Hi!
PHPDocs are for what their name suggests, for comments, not for runtime code information. They allow arbitrary characters, their intent is for human-readible documentation only.
Nothing prevents us from using phpdocs for non-human-reading purposes. Actually, there is quite a lot of code that already does it successfully. I don't see anything heretical in having phpdoc tag parser in reflection and using it for metadata purposes - after all, phpdoc currently IS being used as metadata and actually it was its intent from the start.
Primary difference of Annotations, they are not only human- but also enforced to be machine-readable. Annotations are runtime configuration or
phpdoc tags are enforced to be machine readable as well.
metadata, throwing compile time parse errors when not followed correctly.
There's no such thing as compile time in PHP. Practically everything in PHP is runtime. And as I see, people want validation logic in their annotations - which makes it even more runtime.

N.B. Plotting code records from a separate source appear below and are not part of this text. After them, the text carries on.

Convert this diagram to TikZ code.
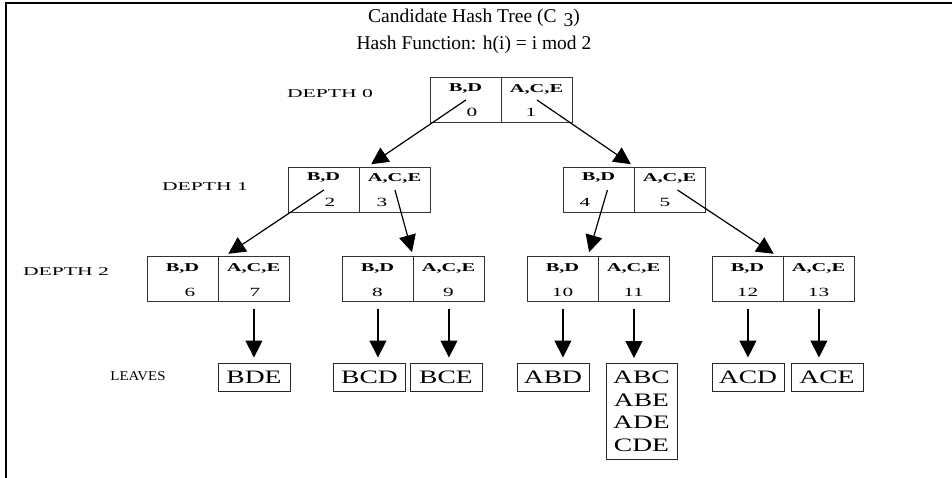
\documentclass[tikz,border=0pt]{standalone}
\usepackage{fontspec}
\setmainfont{Liberation Serif}
\newfontfamily\lblfont[FakeStretch=1.7]{Liberation Serif}
\newfontfamily\depthfont[FakeStretch=1.8]{Liberation Serif}
\newfontfamily\lvsfont[FakeStretch=1.1]{Liberation Serif}
\newfontfamily\leaffont[FakeStretch=1.45]{Liberation Serif}
\usetikzlibrary{arrows.meta}
\newcommand\hpair[3]{%
  \node[cell] (#1l) at (#2,#3) {};
  \node[cell] (#1r) at (#2+71,#3) {};
}
\begin{document}
\begin{tikzpicture}[x=1pt,y=-1pt,
  cell/.style={draw=black!80,line width=0.9pt,minimum width=71pt,minimum height=45pt,inner sep=0pt,anchor=north west},
  lbl/.style={inner sep=0pt,font=\lblfont\fontsize{12}{12}\selectfont\bfseries},
  num/.style={inner sep=0pt,font=\lblfont\fontsize{12.5}{12}\selectfont},
  dlab/.style={inner sep=0pt,font=\depthfont\fontsize{12}{12}\selectfont},
  lvs/.style={inner sep=0pt,font=\lvsfont\fontsize{13.5}{13.5}\selectfont},
  leaf/.style={draw=black!85,line width=1pt,minimum width=72pt,minimum height=28pt,inner sep=0pt,font=\leaffont\fontsize{19}{22.5}\selectfont},
  ttl/.style={inner sep=0pt,font=\fontsize{19.5}{22}\selectfont},
  arr/.style={line width=1.2pt,-{Triangle[length=17pt,width=17pt]}},
]
\useasboundingbox (0,0) rectangle (952,478);
\draw[line width=1.2pt] (6,478) -- (6,3) -- (952,3);

% titles
\node[ttl] (title1) at (474,18) {Candidate Hash Tree (C\hspace{7pt}\raisebox{-4pt}{3})};
\node[ttl] (title2) at (474,45) {Hash Function: h(i) = i mod 2};

% depth labels
\node[dlab] (dep0) at (330,94) {DEPTH 0};
\node[dlab] (dep1) at (205,187) {DEPTH 1};
\node[dlab] (dep2) at (66,272) {DEPTH 2};
\node[lvs] (lvs) at (138,376) {LEAVES};

% depth 0
\hpair{d0}{430}{77}
\node[lbl] (t0a) at (465.5,89) {B,D};
\node[num] (t0b) at (472,112) {0};
\node[lbl] (t0c) at (536.5,89) {A,C,E};
\node[num] (t0d) at (531,112) {1};

% depth 1
\hpair{d1L}{288}{167}
\node[lbl] (t1a) at (323.5,178) {B,D};
\node[num] (t1b) at (330,202) {2};
\node[lbl] (t1c) at (394.5,178) {A,C,E};
\node[num] (t1d) at (382,202) {3};

\hpair{d1R}{563}{167}
\node[lbl] (t1e) at (598.5,178) {B,D};
\node[num] (t1f) at (585,202) {4};
\node[lbl] (t1g) at (669.5,178) {A,C,E};
\node[num] (t1h) at (665,202) {5};

% depth 2
\hpair{d2A}{147}{256}
\node[lbl] (t2a) at (182.5,268) {B,D};
\node[num] (t2b) at (190,292) {6};
\node[lbl] (t2c) at (253.5,268) {A,C,E};
\node[num] (t2d) at (255,292) {7};

\hpair{d2B}{342}{256}
\node[lbl] (t2e) at (377.5,268) {B,D};
\node[num] (t2f) at (377.5,292) {8};
\node[lbl] (t2g) at (448.5,268) {A,C,E};
\node[num] (t2h) at (448.5,292) {9};

\hpair{d2C}{527}{256}
\node[lbl] (t2i) at (562.5,268) {B,D};
\node[num] (t2j) at (562.5,292) {10};
\node[lbl] (t2k) at (633.5,268) {A,C,E};
\node[num] (t2l) at (633.5,292) {11};

\hpair{d2D}{712}{256}
\node[lbl] (t2m) at (747.5,268) {B,D};
\node[num] (t2n) at (747.5,292) {12};
\node[lbl] (t2o) at (818.5,268) {A,C,E};
\node[num] (t2p) at (818.5,292) {13};

% leaves
\node[leaf] (lBDE) at (254,377) {BDE};
\node[leaf] (lBCD) at (369.5,377) {BCD};
\node[leaf] (lBCE) at (446,377) {BCE};
\node[leaf] (lABD) at (553,377) {ABD};
\node[leaf,anchor=north,minimum width=71pt,minimum height=96pt,align=center] (lABC) at (641.5,363) {ABC\\ABE\\ADE\\CDE};
\node[leaf] (lACD) at (748,377) {ACD};
\node[leaf] (lACE) at (827,377) {ACE};

% diagonal arrows
\draw[arr,shorten >=5pt] (d0l.center) -- ([xshift=8pt]d1Lr.north west);
\draw[arr,shorten >=5pt] (d0r.center) -- ([xshift=1pt]d1Rr.north west);
\draw[arr,shorten >=4pt] (d1Ll.center) -- ([xshift=7pt]d2Ar.north west);
\draw[arr,shorten >=4pt] (d1Lr.center) -- (d2Br.north west);
\draw[arr,shorten >=4pt] ([xshift=8.5pt]d1Rl.center) -- ([xshift=-10pt]d2Cr.north west);
\draw[arr,shorten >=4pt] ([xshift=7.5pt]d1Rr.center) -- ([xshift=-6pt]d2Dr.north west);

% vertical arrows
\draw[arr,shorten <=7pt,shorten >=5pt] (d2Ar.south) -- (d2Ar.south |- lBDE.north);
\draw[arr,shorten <=7pt,shorten >=5pt] (d2Bl.south) -- (d2Bl.south |- lBCD.north);
\draw[arr,shorten <=7pt,shorten >=5pt] (d2Br.south) -- (d2Br.south |- lBCE.north);
\draw[arr,shorten <=7pt,shorten >=5pt] (d2Cl.south) -- (d2Cl.south |- lABD.north);
\draw[arr,shorten <=7pt,shorten >=5pt] (d2Cr.south) -- (d2Cr.south |- lABC.north);
\draw[arr,shorten <=7pt,shorten >=5pt] (d2Dl.south) -- (d2Dl.south |- lACD.north);
\draw[arr,shorten <=7pt,shorten >=5pt] (d2Dr.south) -- (d2Dr.south |- lACE.north);
\end{tikzpicture}
\end{document}
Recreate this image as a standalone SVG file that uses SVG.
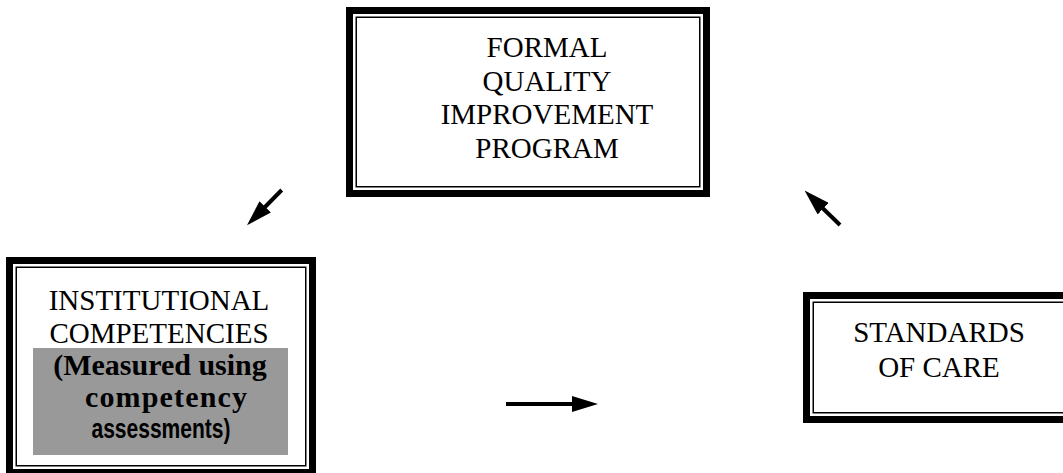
<svg xmlns="http://www.w3.org/2000/svg" width="1063" height="473" viewBox="0 0 1063 473">
<style>
.outer{fill:#fff;stroke:#000;stroke-width:7}
.inner{fill:none;stroke:#000;stroke-width:1.5}
.t{font-family:"Liberation Serif","Times New Roman",serif;font-size:29px;fill:#000;text-anchor:middle}
.b{font-family:"Liberation Serif","Times New Roman",serif;font-size:30px;font-weight:bold;fill:#000;text-anchor:middle}
.s{font-family:"Liberation Sans",Arial,sans-serif;font-size:27px;font-weight:bold;fill:#000;text-anchor:middle}
.c{stroke:#000;stroke-width:4;fill:none}
</style>
<defs>
<marker id="ah" viewBox="0 0 26 16" refX="1" refY="8" markerWidth="26" markerHeight="16" markerUnits="userSpaceOnUse" orient="auto">
<path d="M0,0 L26,8 L0,16 z" fill="#000"/>
</marker>
</defs>
<rect width="1063" height="473" fill="#fff"/>
<g id="formal-qip">
<rect class="outer" x="349.5" y="10.5" width="357" height="183"/>
<rect class="inner" x="356.25" y="17.25" width="343.5" height="169.5"/>
<text class="t" x="547" y="57">FORMAL</text>
<text class="t" x="547" y="90.5">QUALITY</text>
<text class="t" x="547" y="124">IMPROVEMENT</text>
<text class="t" x="547" y="157.5">PROGRAM</text>
</g>
<g id="institutional">
<rect class="outer" x="9.5" y="260.5" width="303" height="212"/>
<rect class="inner" x="16.25" y="267.25" width="289.5" height="198.5"/>
<rect x="33" y="348" width="255" height="107" fill="#999"/>
<text class="t" x="159" y="310">INSTITUTIONAL</text>
<text class="t" x="159" y="343">COMPETENCIES</text>
<text class="b" x="160" y="375">(Measured using</text>
<text class="b" x="166" y="407" textLength="162">competency</text>
<text class="s" x="161" y="438" textLength="139" lengthAdjust="spacingAndGlyphs">assessments)</text>
</g>
<g id="standards">
<rect class="outer" x="806.5" y="295.5" width="265" height="124"/>
<rect class="inner" x="813.25" y="302.25" width="260" height="110.5"/>
<text class="t" x="939" y="342">STANDARDS</text>
<text class="t" x="939" y="377">OF CARE</text>
</g>
<g id="connectors">
<line class="c" x1="281.7" y1="190" x2="264.5" y2="207.5" marker-end="url(#ah)"/>
<line class="c" x1="840" y1="225" x2="822.5" y2="208" marker-end="url(#ah)"/>
<line class="c" x1="506" y1="404" x2="573" y2="404" marker-end="url(#ah)"/>
</g>
</svg>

That has nothing to do with documentation, it is an very elegant way to extend classes, methods and properties with metadata information, configuration and code right next to each other.
What prevents you from using plain old way of adding information to classes? I understand that new syntax is much cooler than boring old one - but besides that?
1. Developers should expect to be able to delete a comment/docblock without altering the code-path.
It's circular argument. If phpdoc is used for metadata, they can't.
2. Errors in the Doc-Blocks "expected formatting" are left for the userland developer to detect. IDEs or the PHP Parser simply don't care.
How it's a bad thing? IDEs can do whatever they want, and PHP parser shouldn't be broken by metadata.
3. There is no real difference for a human only readable doclbock starting with /** or /*, however PHP just doesnt publish the /* docblocks to the userland, leading to countless errors when that single star is missing.
If you miss single dollar, comma or = sign, there could be errors too. So?
4. every IDE or code-highlighting prints them in light grey, making them sort of invisible.
Fix your IDE. My IDE knows about what phpdoc tags are :) Some IDEs lagging behind is not an argument in language design. IDEs can be fixed.